[STATED EXERCISE] Retype only the lines from the top of the records to the line with "import plotly.graph_objects as go", including that line but none of the pictures.

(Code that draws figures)

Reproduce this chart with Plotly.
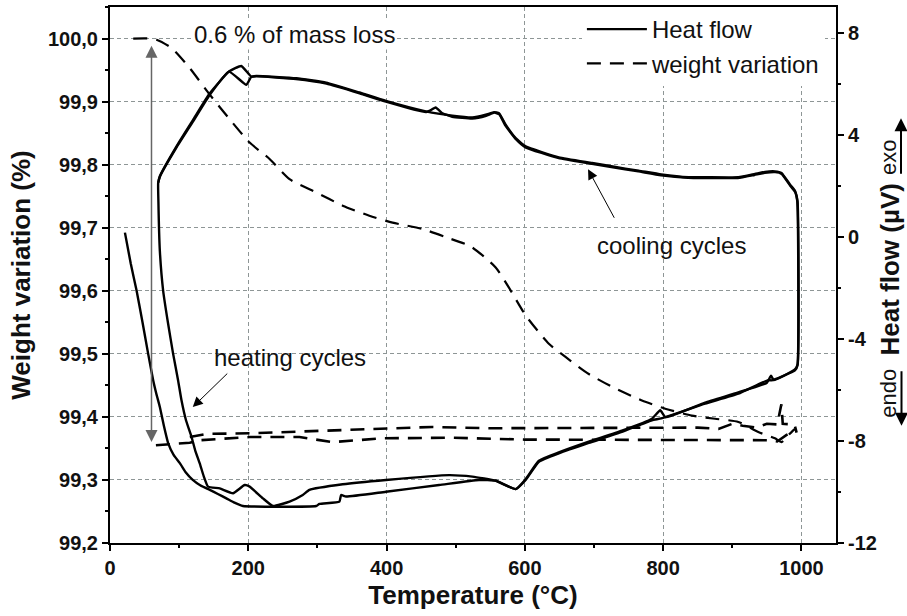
import plotly.graph_objects as go

# ---------------- data ----------------
# Heat flow, cycle 1: first heating (from room temperature) then cooling
hf1_temp = [21.6, 30, 38.5, 47, 55.2, 62.5, 67, 72.1, 78, 84.1, 92, 101, 110, 119.7, 131, 144.3,
            156, 168.3, 180, 192.3, 298.2,
            302.9, 331.8, 334.2, 341.4, 399.1, 476, 533.7, 557.8, 586.7, 601.1, 620.3,
            649.1, 692.4, 740.4, 783.7, 797.3, 860.7, 908.8, 952, 956.8, 990.6, 994.3,
            994.0, 990.6, 983.3, 971.2, 961.7, 947.3, 932.8, 908.8, 860.7, 836.7, 797.3,
            764.5, 745.3, 697.2, 649.1, 601.1, 586.7, 572.2, 562.6, 555.4, 543.4, 524.1,
            495.2, 456.8, 399.1, 360.6, 312.6, 269.3, 211.6, 204.4, 189.9, 172.1, 144.3,
            120.2, 96.2, 72.1, 69.7]
hf1_val = [0.16, -1.05, -2.12, -3.35, -4.59, -5.63, -6.15, -6.67, -7.42, -8.09, -8.55, -8.87,
           -9.25, -9.53, -9.75, -9.92, -10.08, -10.25, -10.42, -10.55, -10.55,
           -10.47, -10.38, -10.12, -10.18, -9.99, -9.73, -9.53, -9.56, -9.89, -9.53, -8.82,
           -8.49, -8.08, -7.65, -7.19, -7.12, -6.54, -6.15, -5.62, -5.63, -5.24, -5.04,
           1.39, 1.80, 2.05, 2.50, 2.56, 2.54, 2.46, 2.33, 2.33, 2.33, 2.44,
           2.59, 2.67, 2.89, 3.11, 3.54, 3.86, 4.39, 4.84, 4.88, 4.78, 4.67,
           4.74, 4.91, 5.32, 5.65, 6.04, 6.21, 6.30, 6.27, 6.69, 6.47, 5.62,
           4.58, 3.54, 2.37, 2.11]

# Heat flow, cycle 2: second heating then cooling
hf2_temp = [69.7, 70.0, 72.1, 76.9, 84, 91.3, 98.5, 103.4, 110, 117.9, 123.5, 129.8, 135.5, 141.8,
            158.7, 177.9,
            194.7, 202, 221.1, 235.6, 259.7, 278.8, 288.5, 336.5, 399.1, 490.5, 524.1,
            557.8, 586.7, 601.1, 620.3, 649.1, 692.4, 740.4, 783.7, 795.8, 803.5, 860.7,
            908.8, 950, 956, 960, 990.6, 994.5,
            994.3, 991, 983.8, 971.5, 962, 947, 932, 908, 860, 836, 797, 764, 745, 697,
            649, 601, 587, 572, 563, 556, 544, 524, 495, 480, 471, 462, 457, 399, 361,
            313, 269, 212, 204.4, 197.2, 172.1, 144.3, 120.2, 96.2, 72.1, 69.7]
hf2_val = [2.11, 1.39, -0.56, -2.12, -3.40, -4.59, -5.63, -6.41, -7.20, -7.84, -8.40, -8.88,
           -9.38, -9.79, -9.86, -10.05,
           -9.73, -9.79, -10.25, -10.55, -10.38, -10.12, -9.92, -9.70, -9.53, -9.34, -9.40,
           -9.56, -9.89, -9.50, -8.78, -8.45, -8.03, -7.60, -7.13, -6.80, -7.07, -6.50,
           -6.10, -5.72, -5.45, -5.62, -5.20, -5.00,
           1.39, 1.75, 2.00, 2.46, 2.53, 2.50, 2.42, 2.30, 2.30, 2.31, 2.41, 2.56, 2.64, 2.86,
           3.08, 3.50, 3.82, 4.35, 4.80, 4.86, 4.74, 4.63, 4.70, 4.85, 5.06, 4.93, 4.88, 5.29,
           5.62, 6.00, 6.18, 6.28, 6.27, 5.95, 6.47, 5.56, 4.52, 3.50, 2.35, 2.11]

# Weight variation, first heating (mass loss)
w1_temp = [33.6, 57, 67.4, 89.0, 115.4, 144.3, 173.1, 202.0, 230.8, 259.7, 298.2, 336.5,
           375.1, 408.7, 451.9, 485.7, 522, 557.8, 577.0, 601.1, 634.7, 658.8, 692.4,
           730.9, 769.3, 803.0, 841.4, 875.1, 908.8, 937.6, 961.7, 971.2, 980.9, 990.6]
w1_val = [100.000, 100.000, 99.998, 99.985, 99.953, 99.911, 99.872, 99.835, 99.809, 99.777,
          99.756, 99.735, 99.719, 99.708, 99.698, 99.685, 99.670, 99.637, 99.605, 99.561,
          99.516, 99.495, 99.468, 99.445, 99.426, 99.413, 99.402, 99.397, 99.392, 99.376,
          99.366, 99.360, 99.371, 99.381]

# Weight variation, following cycles (upper and lower traces)
w2_temp = [115.4, 139.5, 202, 274, 322, 394, 466, 550, 650, 760, 850, 880, 900, 915,
           935, 950, 965, 971, 973, 990, 993]
w2_val = [99.368, 99.373, 99.374, 99.377, 99.379, 99.381, 99.384, 99.382, 99.382, 99.383,
          99.383, 99.381, 99.389, 99.386, 99.383, 99.389, 99.388, 99.420, 99.389, 99.388,
          99.375]
w3_temp = [66.4, 115.4, 129.8, 202, 274, 322, 394, 490, 600, 700, 800, 900, 950, 965,
           978, 990]
w3_val = [99.355, 99.359, 99.363, 99.368, 99.368, 99.360, 99.366, 99.367, 99.364, 99.364,
          99.364, 99.364, 99.363, 99.361, 99.371, 99.378]

# Axis ticks
x_ticks = [0, 200, 400, 600, 800, 1000]
x_ticktext = ["0", "200", "400", "600", "800", "1000"]
w_ticks = [99.2, 99.3, 99.4, 99.5, 99.6, 99.7, 99.8, 99.9, 100.0]
w_ticktext = ["99,2", "99,3", "99,4", "99,5", "99,6", "99,7", "99,8", "99,9", "100,0"]
hf_ticks = [-12, -8, -4, 0, 4, 8]
hf_ticktext = ["-12", "-8", "-4", "0", "4", "8"]

# ---------------- figure ----------------
FONT = "Liberation Sans, Arial, sans-serif"
INK = "#111111"
GRID = "#8e9696"
DASH = "14px,9px"

fig = go.Figure()
fig.add_trace(go.Scatter(x=hf1_temp, y=hf1_val, mode="lines", yaxis="y2",
                         line=dict(color="black", width=2.4, shape="spline", smoothing=0.4),
                         name="Heat flow", legendgroup="hf", showlegend=True))
fig.add_trace(go.Scatter(x=hf2_temp, y=hf2_val, mode="lines", yaxis="y2",
                         line=dict(color="black", width=2.4, shape="spline", smoothing=0.4),
                         name="Heat flow", legendgroup="hf", showlegend=False))
fig.add_trace(go.Scatter(x=w1_temp, y=w1_val, mode="lines", yaxis="y",
                         line=dict(color="black", width=2.2, dash=DASH, shape="spline", smoothing=0.6),
                         name="weight variation", legendgroup="w", showlegend=True))
fig.add_trace(go.Scatter(x=w2_temp, y=w2_val, mode="lines", yaxis="y",
                         line=dict(color="black", width=2.6, dash=DASH),
                         name="weight variation", legendgroup="w", showlegend=False))
fig.add_trace(go.Scatter(x=w3_temp, y=w3_val, mode="lines", yaxis="y",
                         line=dict(color="black", width=2.6, dash=DASH),
                         name="weight variation", legendgroup="w", showlegend=False))

tickfont = dict(family=FONT, size=20, color=INK, weight="bold")

fig.update_layout(
    width=907, height=616,
    margin=dict(l=110, r=71, t=5, b=73),
    paper_bgcolor="white", plot_bgcolor="white",
    font=dict(family=FONT, color=INK),
    xaxis=dict(range=[0, 1050], tickmode="array", tickvals=x_ticks, ticktext=x_ticktext,
               showline=True, linecolor="black", linewidth=2, mirror=True,
               ticks="outside", ticklen=6, tickwidth=2, tickcolor="black",
               tickfont=tickfont, zeroline=False,
               showgrid=True, gridcolor=GRID, gridwidth=1, griddash="4px,3px",
               minor=dict(tickmode="linear", tick0=0, dtick=100, ticks="outside",
                          ticklen=3, tickwidth=1.5, tickcolor="black", showgrid=False),
               title=dict(text="<b>Temperature (°C)</b>", font=dict(family=FONT, size=26, color=INK),
                          standoff=8)),
    yaxis=dict(range=[99.2, 100.05], tickmode="array", tickvals=w_ticks, ticktext=w_ticktext,
               showline=True, linecolor="black", linewidth=2,
               ticks="outside", ticklen=6, tickwidth=2, tickcolor="black",
               tickfont=tickfont, zeroline=False,
               showgrid=True, gridcolor=GRID, gridwidth=1, griddash="4px,3px",
               minor=dict(tickmode="linear", tick0=99.2, dtick=0.05, ticks="outside",
                          ticklen=3, tickwidth=1.5, tickcolor="black", showgrid=False),
               title=dict(text="<b>Weight variation (%)</b>", font=dict(family=FONT, size=26, color=INK),
                          standoff=10)),
    yaxis2=dict(range=[-12, 9], overlaying="y", side="right", tickmode="array",
                tickvals=hf_ticks, ticktext=hf_ticktext,
                showline=True, linecolor="black", linewidth=2,
                ticks="outside", ticklen=6, tickwidth=2, tickcolor="black",
                tickfont=tickfont, zeroline=False, showgrid=False,
                minor=dict(tickmode="linear", tick0=-12, dtick=2, ticks="outside",
                           ticklen=3, tickwidth=1.5, tickcolor="black", showgrid=False)),
    legend=dict(x=0.650, y=1.0, xanchor="left", yanchor="top", bgcolor="white",
                font=dict(family=FONT, size=24, color=INK), itemwidth=60,
                borderwidth=0, tracegroupgap=0),
    showlegend=True,
)

ann_font = dict(family=FONT, size=24, color=INK)
annotations = [
    dict(x=266.9, y=100.007, xref="x", yref="y", text="0.6 % of mass loss", showarrow=False,
         font=ann_font, bgcolor="white"),
    dict(x=60, y=99.36, ax=60, ay=99.991, xref="x", yref="y", axref="x", ayref="y", text="",
         showarrow=True, arrowside="end+start", arrowhead=2, startarrowhead=2,
         arrowsize=1.6, startarrowsize=1.6, arrowwidth=1.5, arrowcolor="#666666",
         standoff=0, startstandoff=0),
    dict(x=259.7, y=99.4946, xref="x", yref="y", text="heating cycles", showarrow=False,
         font=ann_font),
    dict(x=119.7, y=99.4155, xref="x", yref="y", ax=36, ay=-35, text="", showarrow=True,
         arrowhead=2, arrowsize=2, arrowwidth=1, arrowcolor="black", standoff=0),
    dict(x=812.1, y=99.6714, xref="x", yref="y", text="cooling cycles", showarrow=False,
         font=ann_font),
    dict(x=691.4, y=99.7927, xref="x", yref="y", ax=27, ay=50, text="", showarrow=True,
         arrowhead=2, arrowsize=2, arrowwidth=1, arrowcolor="black", standoff=0),
    # right axis title
    dict(x=(890 - 110) / 726, y=1 - (268.3 - 5) / 537.7, xref="paper", yref="paper",
         xanchor="center", yanchor="middle",
         text="<b>Heat flow (µV)</b>", textangle=-90, showarrow=False,
         font=dict(family=FONT, size=26, color=INK)),
    dict(x=(889 - 110) / 726, y=1 - (393 - 5) / 537.7, xref="paper", yref="paper",
         xanchor="center", yanchor="middle",
         text="endo", textangle=-90, showarrow=False, font=dict(family=FONT, size=22, color=INK)),
    dict(x=(888 - 110) / 726, y=1 - (156.5 - 5) / 537.7, xref="paper", yref="paper",
         xanchor="center", yanchor="middle",
         text="exo", textangle=-90, showarrow=False, font=dict(family=FONT, size=22, color=INK)),
    dict(x=(901 - 110) / 726, y=1 - (116.7 - 5) / 537.7, xref="paper", yref="paper",
         ax=0, ay=57, text="", showarrow=True, arrowhead=2, arrowsize=1.3, arrowwidth=2,
         arrowcolor="black", standoff=0),
    dict(x=(901.5 - 110) / 726, y=1 - (425 - 5) / 537.7, xref="paper", yref="paper",
         ax=0, ay=-56, text="", showarrow=True, arrowhead=2, arrowsize=1.3, arrowwidth=2,
         arrowcolor="black", standoff=0),
]
fig.update_layout(annotations=annotations)

fig.write_html("out.html")
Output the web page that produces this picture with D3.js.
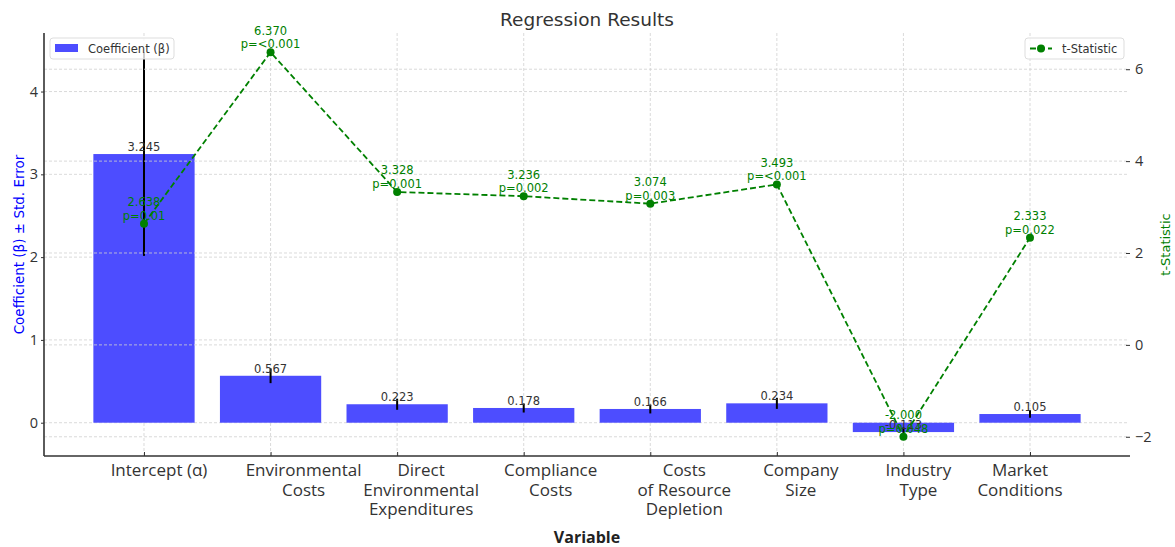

[ANSWER TO THE EXERCISE]
Reproduce this chart with Plotly.
import plotly.graph_objects as go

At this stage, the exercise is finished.